Я же, молодой человек, мне было уже шестнадцать с половиной, работал с удовольствием. Иногда даже думал, что хорошо бы сделать сельское хозяйство своей профессией, как родители когда-то.
Однажды я со своим тракторным отрядом приехал в "родную" деревню Марьино. Деревню, где мы с мамой и братишкой жили первый месяц после того, как шли за телегой с вещами прошлой осенью. Я со сменщиком получил распоряжение: перепахать поле, засеянное гречихой, чтобы на месте гречихи посадить озимые.
Гречиху мой же отряд, я сам, сеяли здесь с таким опозданием, что к моменту, когда нам велели перепахать поле, она была еще просто густой зеленой травой, до зерна еще расти и расти.
Я удивлялся, возмущался как комсомолец. Но бригадир объяснил, что в своих отчетах в район начальство отрапортовало, что гречиха посеяна давно, и даже уже убрана нашей бригадой. Нам за эту работу записали трудодни, и значит, поле это должно быть теперь перепахано для посадки новых культур, ничего поделать нельзя…
Вся деревня и сам председатель колхоза уговаривали трактористов подождать со вспашкой хоть несколько дней. Тогда они косами скосят гречиху хотя бы на сено. Я знал председателя колхоза – это был тот Кыштымов. В его доме мы жили в первые дни эвакуации. Потом он ушел в армию, вернулся с пустым рукавом, и его сделали председателем. Наконец председатель уговорил начальника тракторной бригады подождать пахать и разрешил всей деревне косить гречку себе, кто сколько скосит.
Все так старались. Скосили уже половину. Но приехал уполномоченный из района и велел всю эту скошенную траву собрать вместе и считать колхозной, а трактористам пахать, не задерживаясь. И под плач и проклятия женщин я начал вспахивать зеленую сочную траву, не успевшую стать гречкой. Потом мы уехали в другую деревню, и я не сразу узнал, что председатель не послушался уполномоченного и раздал-таки скошенную траву колхозникам. А через неделю приехал милиционер и арестовал его. И получил бывший председатель восемь лет тюрьмы "за разбазаривание колхозного добра".
Все это я узнал значительно позднее от безутешного сына председателя, мальчика лет двенадцати. В конце разговора он попросил меня починить ему старую отцовскую одностволку, сказал, что будет ходить на охоту, поддерживать мать вместо отца. А через несколько дней я узнал, что сын посаженного в тюрьму председателя застрелился из починенного мной ружья. С этим выстрелом ушла у молодого тракториста и любовь к земле, и мысли о сельском хозяйстве. И я твердо сказал себе, что в будущем никогда не стану по своей воле работать в колхозе. Никогда.

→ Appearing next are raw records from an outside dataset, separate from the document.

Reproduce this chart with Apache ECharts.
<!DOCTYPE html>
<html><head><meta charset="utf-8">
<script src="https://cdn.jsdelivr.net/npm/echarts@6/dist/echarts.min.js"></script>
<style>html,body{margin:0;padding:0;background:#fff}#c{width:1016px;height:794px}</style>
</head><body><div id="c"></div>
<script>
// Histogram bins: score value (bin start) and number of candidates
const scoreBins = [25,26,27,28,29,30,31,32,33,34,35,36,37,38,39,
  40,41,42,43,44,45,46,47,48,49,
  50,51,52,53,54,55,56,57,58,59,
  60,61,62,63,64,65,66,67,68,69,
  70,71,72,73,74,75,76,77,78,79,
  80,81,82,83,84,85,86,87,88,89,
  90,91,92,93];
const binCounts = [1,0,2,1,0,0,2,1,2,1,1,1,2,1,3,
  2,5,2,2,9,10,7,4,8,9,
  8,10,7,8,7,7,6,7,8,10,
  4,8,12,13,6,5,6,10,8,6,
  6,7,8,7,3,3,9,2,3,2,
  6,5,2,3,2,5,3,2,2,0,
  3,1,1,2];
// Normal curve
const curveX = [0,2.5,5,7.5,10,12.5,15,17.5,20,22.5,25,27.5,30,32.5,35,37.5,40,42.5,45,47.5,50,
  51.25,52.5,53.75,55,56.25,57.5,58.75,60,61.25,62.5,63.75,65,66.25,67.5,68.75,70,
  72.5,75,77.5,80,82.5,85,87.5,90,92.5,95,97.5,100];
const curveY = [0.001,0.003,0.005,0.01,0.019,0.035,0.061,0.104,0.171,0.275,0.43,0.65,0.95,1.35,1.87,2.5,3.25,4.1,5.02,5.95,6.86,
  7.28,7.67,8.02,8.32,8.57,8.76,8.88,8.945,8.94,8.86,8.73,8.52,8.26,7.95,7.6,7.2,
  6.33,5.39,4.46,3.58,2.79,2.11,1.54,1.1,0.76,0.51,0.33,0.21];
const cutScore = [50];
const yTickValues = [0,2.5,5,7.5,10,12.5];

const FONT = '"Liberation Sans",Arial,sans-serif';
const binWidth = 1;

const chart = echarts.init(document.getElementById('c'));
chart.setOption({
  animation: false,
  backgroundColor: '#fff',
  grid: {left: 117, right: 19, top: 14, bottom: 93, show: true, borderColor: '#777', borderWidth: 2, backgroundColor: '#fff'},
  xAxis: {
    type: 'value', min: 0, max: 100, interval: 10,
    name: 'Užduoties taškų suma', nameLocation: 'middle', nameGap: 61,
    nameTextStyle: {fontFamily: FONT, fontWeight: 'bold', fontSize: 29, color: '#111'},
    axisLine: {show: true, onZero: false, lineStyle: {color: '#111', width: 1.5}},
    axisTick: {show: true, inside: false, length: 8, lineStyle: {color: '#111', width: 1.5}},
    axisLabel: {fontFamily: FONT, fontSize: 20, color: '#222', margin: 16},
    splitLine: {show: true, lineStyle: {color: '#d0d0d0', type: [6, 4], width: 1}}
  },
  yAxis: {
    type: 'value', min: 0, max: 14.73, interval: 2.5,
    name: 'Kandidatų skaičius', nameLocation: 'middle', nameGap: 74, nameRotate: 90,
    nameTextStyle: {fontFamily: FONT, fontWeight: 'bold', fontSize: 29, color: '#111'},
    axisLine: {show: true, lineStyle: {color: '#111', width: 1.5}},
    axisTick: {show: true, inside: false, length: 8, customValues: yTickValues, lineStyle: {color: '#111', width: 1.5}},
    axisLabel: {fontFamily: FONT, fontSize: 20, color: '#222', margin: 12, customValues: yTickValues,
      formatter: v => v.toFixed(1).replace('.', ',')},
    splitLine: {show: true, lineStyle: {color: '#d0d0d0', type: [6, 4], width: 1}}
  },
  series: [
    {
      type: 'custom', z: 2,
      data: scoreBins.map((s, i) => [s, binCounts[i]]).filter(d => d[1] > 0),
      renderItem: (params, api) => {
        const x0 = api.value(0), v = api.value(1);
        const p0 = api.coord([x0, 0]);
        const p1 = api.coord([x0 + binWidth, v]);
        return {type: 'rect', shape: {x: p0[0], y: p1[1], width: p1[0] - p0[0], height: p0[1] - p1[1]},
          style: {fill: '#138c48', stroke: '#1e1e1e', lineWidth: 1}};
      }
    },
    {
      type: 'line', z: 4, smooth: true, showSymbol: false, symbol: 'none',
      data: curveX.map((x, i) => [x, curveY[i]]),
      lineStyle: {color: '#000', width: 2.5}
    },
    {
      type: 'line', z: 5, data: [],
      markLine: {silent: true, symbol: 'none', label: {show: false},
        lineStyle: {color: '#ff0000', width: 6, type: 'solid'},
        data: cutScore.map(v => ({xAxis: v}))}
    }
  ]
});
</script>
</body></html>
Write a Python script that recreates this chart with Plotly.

Ремонт трактора и травма глаза
Перепахав заново поле еще зеленой гречки, которую за несколько месяцев до этого я же и сажал, мы переезжали на другое место. И вдруг я почувствовал, что при прокручивании двигателя внутри него начали раздаваться какие-то мощные, тяжелые удары. Подошли старшие трактористы, и после длительных дебатов самый опытный из них сказал, что такие удары бывают, если маховик двигателя слишком свободно сидит на коленчатом валу, болтается.
Причина может быть в том, что во время ремонта слишком проточили на токарном станке ту концевую шейку коленвала, на которую потом был надет маховик. Он должен надеваться на вал с трудом, а оделся, видимо, легко. Первые несколько десятков часов после этого маховик еще держится за счет туго затянутой гайки, но когда гайка ослабевает, маховик начинает болтаться.
Мы решили вытащить коленвал и в мастерской наварить на него новый металл, а потом снова проточить на чуть больший диаметр.